I find it funny that what you said summarize the publishing process in academia very well. Only except that it's much, much worse.

a012 12 hours ago | parent | prev | next [-]

This is my experience as well, the RFCs turn out are being made for internal processes and policy making. And also I have the feeling that people are making it like Request for Approval for technical changes, so we have to take significantly more time on the RFCs than the real work.

throwaway894345 13 hours ago | parent | prev | next [-]

I feel this tension, but I think something has gone awry if people feel like every comment has to be addressed to everyone’s satisfaction. Comments are not commitments, and commenters don’t have an equal stake in the decision—they certainly don’t own the decision, and it’s okay to disagree and commit.
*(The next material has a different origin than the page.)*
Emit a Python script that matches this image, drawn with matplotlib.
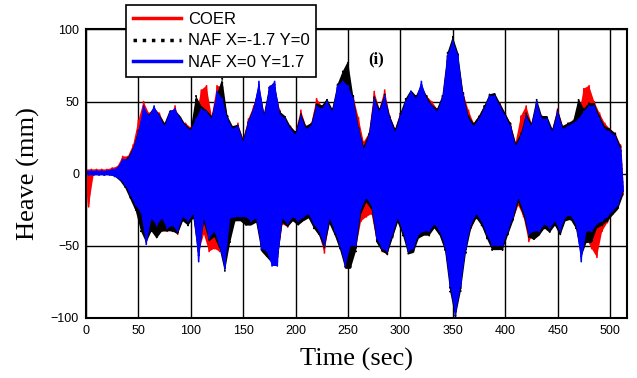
import matplotlib.pyplot as plt
import numpy as np
from matplotlib.ticker import MultipleLocator

# 升沉时程 (envelope read every 5 s: crest at t, trough half a step later)
t = np.arange(0, 515, 5)
t_trough = t + 2.5

coer_up = [3, 3, 3, 3, 3, 4, 5, 12, 12, 20,
           37, 50, 42, 45, 42, 35, 40, 47, 36, 35,
           32, 40, 58, 61, 40, 61, 60, 40, 30, 35,
           24, 38, 47, 60, 42, 58, 60, 44, 36, 33,
           29, 44, 33, 35, 52, 47, 48, 45, 58, 62,
           58, 54, 39, 22, 28, 57, 45, 58, 40, 31,
           42, 48, 55, 54, 60, 54, 50, 45, 50, 80,
           88, 80, 56, 44, 35, 40, 47, 52, 52, 49,
           42, 35, 22, 40, 47, 35, 48, 40, 36, 31,
           45, 33, 35, 37, 40, 59, 61, 50, 42, 35,
           31, 28, 20]
coer_lo = [-23, 0, 0, 0, 0, -1, -3, -7, -14, -24,
           -30, -47, -33, -40, -40, -40, -38, -42, -32, -35,
           -30, -55, -42, -54, -52, -54, -52, -43, -32, -32,
           -32, -35, -33, -50, -52, -60, -60, -35, -37, -32,
           -35, -32, -30, -37, -42, -55, -33, -42, -48, -60,
           -48, -52, -33, -30, -28, -47, -54, -56, -44, -33,
           -42, -52, -50, -44, -42, -42, -37, -42, -52, -76,
           -94, -76, -50, -38, -30, -35, -44, -48, -48, -52,
           -42, -32, -22, -30, -47, -42, -42, -37, -40, -35,
           -42, -32, -31, -37, -55, -45, -52, -58, -40, -34,
           -28, -24, -14]

naf1_up = [1, 1, 1, 1, 1, 2, 4, 9, 11, 18,
           30, 44, 41, 46, 41, 35, 44, 44, 40, 34,
           31, 54, 47, 44, 40, 55, 66, 40, 33, 34,
           24, 37, 46, 62, 42, 61, 62, 43, 40, 33,
           29, 42, 33, 35, 49, 47, 52, 45, 62, 71,
           78, 54, 33, 19, 28, 54, 45, 55, 40, 31,
           42, 52, 58, 54, 62, 54, 48, 45, 54, 84,
           95, 84, 56, 40, 35, 40, 47, 55, 56, 49,
           42, 35, 21, 28, 42, 35, 52, 40, 40, 31,
           45, 33, 35, 37, 52, 45, 49, 49, 40, 33,
           31, 28, 19]
naf1_lo = [-1, -1, -1, -1, -1, -2, -5, -10, -18, -26,
           -40, -48, -40, -45, -40, -40, -40, -42, -33, -36,
           -31, -58, -34, -47, -44, -52, -68, -48, -33, -33,
           -36, -36, -34, -54, -58, -62, -62, -34, -37, -33,
           -36, -33, -31, -38, -43, -52, -35, -43, -53, -66,
           -66, -54, -28, -20, -25, -48, -54, -56, -45, -34,
           -43, -56, -55, -45, -43, -43, -38, -43, -53, -82,
           -100, -82, -55, -38, -31, -36, -45, -53, -53, -53,
           -43, -33, -20, -29, -44, -46, -43, -38, -41, -36,
           -43, -33, -32, -38, -58, -48, -48, -38, -36, -33,
           -29, -25, -15]

naf2_up = [2, 2, 2, 2, 2, 3, 4, 10, 10, 17,
           29, 47, 40, 47, 40, 33, 43, 45, 38, 33,
           30, 38, 45, 43, 38, 57, 52, 38, 31, 33,
           22, 36, 45, 64, 40, 60, 64, 41, 38, 31,
           27, 40, 31, 33, 47, 45, 50, 43, 61, 64,
           61, 52, 31, 17, 26, 52, 43, 54, 38, 29,
           40, 50, 57, 52, 64, 52, 47, 43, 52, 82,
           92, 82, 54, 38, 33, 38, 45, 54, 54, 47,
           40, 33, 19, 26, 40, 33, 50, 38, 38, 29,
           43, 31, 33, 35, 38, 43, 47, 47, 38, 31,
           29, 26, 17]
naf2_lo = [-1, -1, -1, -1, -1, -2, -4, -8, -15, -22,
           -27, -49, -31, -36, -31, -38, -36, -40, -30, -33,
           -28, -61, -31, -45, -40, -50, -66, -31, -30, -30,
           -30, -33, -31, -52, -54, -64, -64, -31, -35, -30,
           -33, -30, -28, -35, -40, -50, -31, -40, -50, -64,
           -50, -50, -24, -17, -22, -45, -52, -54, -42, -31,
           -40, -54, -52, -42, -40, -40, -35, -40, -50, -78,
           -98, -78, -52, -35, -28, -33, -42, -50, -50, -50,
           -40, -30, -17, -26, -42, -40, -40, -35, -38, -33,
           -40, -30, -29, -35, -61, -40, -40, -35, -33, -30,
           -26, -22, -12]


def draw_series(ax, up, lo, color, label, ls, z):
    # 包络填充 + 锯齿线
    ax.fill(np.r_[t, t_trough[::-1]], np.r_[up, lo[::-1]], color=color, lw=0, zorder=z)
    x = np.column_stack([t, t_trough]).ravel()
    y = np.column_stack([up, lo]).ravel()
    ax.plot(x, y, color=color, label=label, lw=1.2, linestyle=ls, zorder=z + 0.5)


fig = plt.figure(figsize=(6.37, 3.78), dpi=100)
ax = fig.add_axes([0.135, 0.159, 0.849, 0.763])

draw_series(ax, coer_up, coer_lo, "red", "COER", "-", 2)
draw_series(ax, naf1_up, naf1_lo, "black", "NAF X=-1.7 Y=0", ":", 3)
draw_series(ax, naf2_up, naf2_lo, "blue", "NAF X=0 Y=1.7", "-", 4)

ax.set_xlim(0, 516)
ax.set_ylim(-100, 100)
ax.xaxis.set_major_locator(MultipleLocator(50))
ax.yaxis.set_major_locator(MultipleLocator(50))
ax.set_axisbelow(True)
ax.grid(True, color="black", lw=1, linestyle="-")
ax.tick_params(length=0, labelsize=9, pad=5)
for lab in ax.get_xticklabels() + ax.get_yticklabels():
    lab.set_fontfamily("Liberation Sans")
for sp in ax.spines.values():
    sp.set_linewidth(1.5)
    sp.set_zorder(6)

ax.set_xlabel("Time (sec)", fontfamily="Liberation Serif", fontsize=19, labelpad=8)
ax.set_ylabel("Heave (mm)", fontfamily="Liberation Serif", fontsize=19, labelpad=8)

ax.text(277, 79, "(i)", fontfamily="Liberation Serif", fontweight="bold",
        fontsize=12, ha="center", va="center", zorder=7)

leg = ax.legend(loc="upper left", bbox_to_anchor=(126 / 637, 1 - 5 / 378),
                bbox_transform=fig.transFigure, borderaxespad=0,
                prop={"family": "Liberation Sans", "size": 12},
                handlelength=2.9, handletextpad=0.4, labelspacing=0.4,
                borderpad=0.4, fancybox=False, framealpha=1, edgecolor="black")
leg.get_frame().set_linewidth(1.2)
leg.set_zorder(10)
for h in leg.legend_handles:
    h.set_linewidth(2.5)

fig.savefig("out.png", dpi=100)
It’s also probably worth being explicit that there is a cost to inaction that can exceed the costs of building the wrong thing. A year or two ago I was lead on a project where we didn’t know the answer to a big ambiguous problem—we just didn’t have a good way to get the information necessary to make the right decision—different people had different ideas about what we should do. So we identified the smallest thing we could build that would be useful such that we could get more information from real world use, knowing full well we might have to rebuild something else from the ground up. And we did! But we were able to get the confidence we needed to build the right thing later! And we got there much faster than if we had tried to deliberate and speculate about what that thing would be.

Also, in that saga, one engineer in particular was really adamant that we address his particular set of concerns. He was unable to disagree and commit—he was kind of religious about all concerns being addressed before moving forward with anything. He had a very difficult time understanding that the RFC process existed to meet business goals—the business did not exist to slot into his ideal RFC process. He is no longer with the company.